CY : Effectivement. Je pense que l’on pourrait peut-être partir de là parce que cette expertise en technologie propre est bien implantée, elle continue de se développer et on aurait déjà une bonne assise. Il faudrait certainement analyser cette possibilité.

EMM : L’autre zone d’innovation qui devrait incessamment être officialisée dans l’est de Montréal est celle d’un pôle santé d’envergure, projet dans lequel la Société de développement Angus est impliquée. Mais qu’est-ce qui définit, finalement, une zone d’innovation dans le secteur de la santé?

CY : Selon moi, cette zone d’innovation a trois objectifs. Le premier, c’est de développer l’industrie des sciences de la vie sur le territoire. Ensuite, il faut que cette zone d’innovation serve de levier pour revitaliser l’est de Montréal, pour remplacer certaines vieilles industries et infrastructures par de nouvelles, plus tournées vers les sciences et la technologie. Finalement, c’est bien certain que tous ces investissements doivent améliorer et le réseau et les indicateurs de santé pour les gens de l’est de Montréal. Angus a déjà commencé à construire des infrastructures dédiées au secteur de la santé sur son terrain et on attend les plans de reconstruction de l’Hôpital Maisonneuve-Rosemont. Il faut que tout ça, entre autres investissements en santé dans l’est, serve de catalyseur pour attirer d’autres acteurs de haut niveau dans ce domaine, des pavillons universitaires aussi, afin que notre région soit reconnue comme un leader dans ce secteur d’activité, et profite de l’impact socio-économique qu’une telle zone d’innovation peut générer. C’est ça qu’on veut pour l’est.

EMM : Est-ce que la Société de développement Angus a de nouveaux projets dans sa mire pour l’est de Montréal?

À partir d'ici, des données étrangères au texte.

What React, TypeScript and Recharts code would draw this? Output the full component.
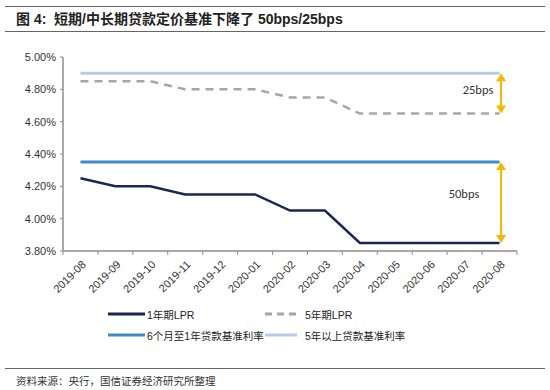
import React from 'react';
import { LineChart, Line, XAxis, YAxis, ReferenceLine } from 'recharts';

const months = ['2019-08','2019-09','2019-10','2019-11','2019-12','2020-01','2020-02','2020-03','2020-04','2020-05','2020-06','2020-07','2020-08'];
const lpr1y = [4.25,4.20,4.20,4.15,4.15,4.15,4.05,4.05,3.85,3.85,3.85,3.85,3.85];
const lpr5y = [4.85,4.85,4.85,4.80,4.80,4.80,4.75,4.75,4.65,4.65,4.65,4.65,4.65];
const base6m1y = [4.35,4.35,4.35,4.35,4.35,4.35,4.35,4.35,4.35,4.35,4.35,4.35,4.35];
const base5yPlus = [4.90,4.90,4.90,4.90,4.90,4.90,4.90,4.90,4.90,4.90,4.90,4.90,4.90];
const yTicks = [3.8, 4.0, 4.2, 4.4, 4.6, 4.8, 5.0];
const arrows = [
  { label: '25bps', from: 4.90, to: 4.65 },
  { label: '50bps', from: 4.35, to: 3.85 },
];
const labelOffsets: Record<string, { dx: number; dy: number }> = {
  '25bps': { dx: -23, dy: -2 },
  '50bps': { dx: -37, dy: -7 },
};

const data = months.map((m, i) => ({
  month: m,
  lpr1y: lpr1y[i],
  lpr5y: lpr5y[i],
  base6m1y: base6m1y[i],
  base5yPlus: base5yPlus[i],
}));

const FONT = "'Liberation Sans', Arial, 'Noto Sans CJK SC', sans-serif";
const C_NAVY = '#1b2653';
const C_GREY = '#a6a6a6';
const C_MID = '#3f8bc9';
const C_LIGHT = '#b7cbe6';
const C_YELLOW = '#f5b700';
const AXIS = '#8c8c8c';

const CHART_W = 550;
const CHART_H = 300;
const MARGIN = { top: 57, right: 33, left: 0, bottom: 0 };
const Y_W = 63;
const BAND = (CHART_W - MARGIN.right - Y_W) / months.length;

const XTick = (props: any) => {
  const { x, y, payload, index } = props;
  const half = BAND / 2;
  return (
    <g>
      <line x1={x - half} x2={x - half} y1={y} y2={y + 4} stroke={AXIS} strokeWidth={1} />
      {index === months.length - 1 && (
        <line x1={x + half} x2={x + half} y1={y} y2={y + 4} stroke={AXIS} strokeWidth={1} />
      )}
      <text
        transform={`translate(${x + 4},${y + 12}) rotate(-45)`}
        textAnchor="end"
        dominantBaseline="middle"
        fontSize={11}
        fontFamily={FONT}
        fill="#333"
      >
        {payload.value}
      </text>
    </g>
  );
};

const makeArrow = (label: string) => (props: any) => {
  const { x1, y1, x2, y2 } = props;
  const top = Math.min(y1, y2);
  const bot = Math.max(y1, y2);
  const x = x1 + 1.5;
  const h = 5;
  const w = 5;
  const off = labelOffsets[label] || { dx: -24, dy: 0 };
  return (
    <g>
      <line x1={x} x2={x} y1={top + 2} y2={bot - 2} stroke={C_YELLOW} strokeWidth={2} />
      <polygon points={`${x},${top} ${x - w},${top + h + 3} ${x + w},${top + h + 3}`} fill={C_YELLOW} />
      <polygon points={`${x},${bot} ${x - w},${bot - h - 3} ${x + w},${bot - h - 3}`} fill={C_YELLOW} />
      <text
        x={x + off.dx}
        y={(top + bot) / 2 + off.dy}
        textAnchor="middle"
        dominantBaseline="middle"
        fontSize={12.5}
        fontFamily="Carlito, 'Open Sans', sans-serif"
        fill="#333"
        stroke="none"
      >
        {label}
      </text>
    </g>
  );
};

const legendItems = [
  { name: '1年期LPR', color: C_NAVY, dash: false },
  { name: '5年期LPR', color: C_GREY, dash: true },
  { name: '6个月至1年贷款基准利率', color: C_MID, dash: false },
  { name: '5年以上贷款基准利率', color: C_LIGHT, dash: false },
];

export default function App() {
  return (
    <div
      style={{
        position: 'absolute',
        left: 0,
        top: 0,
        width: 550,
        height: 390,
        background: '#fff',
        fontFamily: FONT,
        overflow: 'hidden',
      }}
    >
      <div style={{ position: 'absolute', left: 5, right: 5, top: 6, height: 0, borderTop: '1.5px solid #666' }} />
      <div
        style={{
          position: 'absolute',
          left: 16,
          top: 11,
          fontSize: 14,
          fontWeight: 'bold',
          color: '#222',
          whiteSpace: 'nowrap',
          lineHeight: '16px',
        }}
      >
        图 4:&nbsp;&nbsp;短期/中长期贷款定价基准下降了 50bps/25bps
      </div>
      <div style={{ position: 'absolute', left: 5, right: 5, top: 31, height: 0, borderTop: '1.5px solid #666' }} />

      <div style={{ position: 'absolute', left: 0, top: 0 }}>
        <LineChart width={CHART_W} height={CHART_H} data={data} margin={MARGIN}>
          <XAxis
            dataKey="month"
            scale="band"
            interval={0}
            tickSize={0}
            tickMargin={0}
            tickLine={false}
            axisLine={{ stroke: AXIS, strokeWidth: 1.5 }}
            tick={<XTick />}
            height={CHART_H - MARGIN.top - 194}
          />
          <YAxis
            domain={[3.8, 5.0]}
            ticks={yTicks}
            width={Y_W}
            tickSize={3}
            tickMargin={4}
            axisLine={{ stroke: AXIS, strokeWidth: 1.5 }}
            tickLine={{ stroke: AXIS }}
            tick={{ fontSize: 11, fill: '#333', fontFamily: FONT }}
            tickFormatter={(v: number) => v.toFixed(2) + '%'}
          />
          <Line dataKey="base5yPlus" stroke={C_LIGHT} strokeWidth={3} dot={false} isAnimationActive={false} />
          <Line dataKey="lpr5y" stroke={C_GREY} strokeWidth={2.5} strokeDasharray="8 6" dot={false} isAnimationActive={false} />
          <Line dataKey="base6m1y" stroke={C_MID} strokeWidth={3} dot={false} isAnimationActive={false} />
          <Line dataKey="lpr1y" stroke={C_NAVY} strokeWidth={2.5} dot={false} isAnimationActive={false} />
          {arrows.map((a) => (
            <ReferenceLine
              key={a.label}
              segment={[
                { x: months[months.length - 1], y: a.from },
                { x: months[months.length - 1], y: a.to },
              ]}
              stroke={C_YELLOW}
              shape={makeArrow(a.label)}
              ifOverflow="visible"
            />
          ))}
        </LineChart>
      </div>

      {legendItems.map((it, i) => {
        const col = i % 2;
        const row = Math.floor(i / 2);
        const left = col === 0 ? 108 : 265;
        const top = row === 0 ? 307 : 328;
        const lineW = col === 0 ? 37 : 32;
        return (
          <div
            key={it.name}
            style={{ position: 'absolute', left, top, display: 'flex', alignItems: 'center', height: 14, whiteSpace: 'nowrap' }}
          >
            <svg width={lineW} height={6} style={{ display: 'block' }}>
              <line
                x1={0}
                x2={lineW}
                y1={3}
                y2={3}
                stroke={it.color}
                strokeWidth={3}
                strokeDasharray={it.dash ? '7 5' : undefined}
              />
            </svg>
            <span style={{ fontSize: 10.5, color: '#222', marginLeft: col === 1 ? 8 : 2, fontFamily: FONT }}>{it.name}</span>
          </div>
        );
      })}

      <div style={{ position: 'absolute', left: 5, right: 5, top: 368, height: 0, borderTop: '1.5px solid #666' }} />
      <div style={{ position: 'absolute', left: 16, top: 373, fontSize: 10.5, color: '#333', whiteSpace: 'nowrap' }}>
        资料来源：央行，国信证券经济研究所整理
      </div>
    </div>
  );
}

CY : Le déploiement de l’écoquartier Angus se poursuit, notamment avec la construction de l’école À pas de géant et de nouvelles unités d’habitation. Le projet de reconversion du 3333 Crémazie en ateliers d’artistes est actuellement également en cours. Et il y a bien sûr le fameux projet de revitalisation du Vieux Pointe-aux-Trembles qui avance selon l’échéancier prévu. Ce qu’il y a de vraiment nouveau, ce sont des projets qui sont en réflexion à Montréal-Est et dans Saint-Michel. Mais comme rien n’est officiellement ficelé, on ne peut pas élaborer davantage sur ces projets pour l’instant. Sinon je pourrais ajouter qu’un nouveau bâtiment mixte est sur la planche à dessin en ce moment sur le terrain d’Angus concernant le secteur de la santé, et qu’on travaille à signer une entente avec la firme Biolabs pour qu’elle vienne installer une antenne chez nous. Ce serait vraiment un bon coup pour l’est de Montréal car cette entreprise de Boston est un grand incubateur en santé reconnu mondialement et qui possède des installations dans 12 grandes villes aux États-Unis et en Europe. Donc, comme on dit, il y a beaucoup de choses dans le collimateur de la SDA!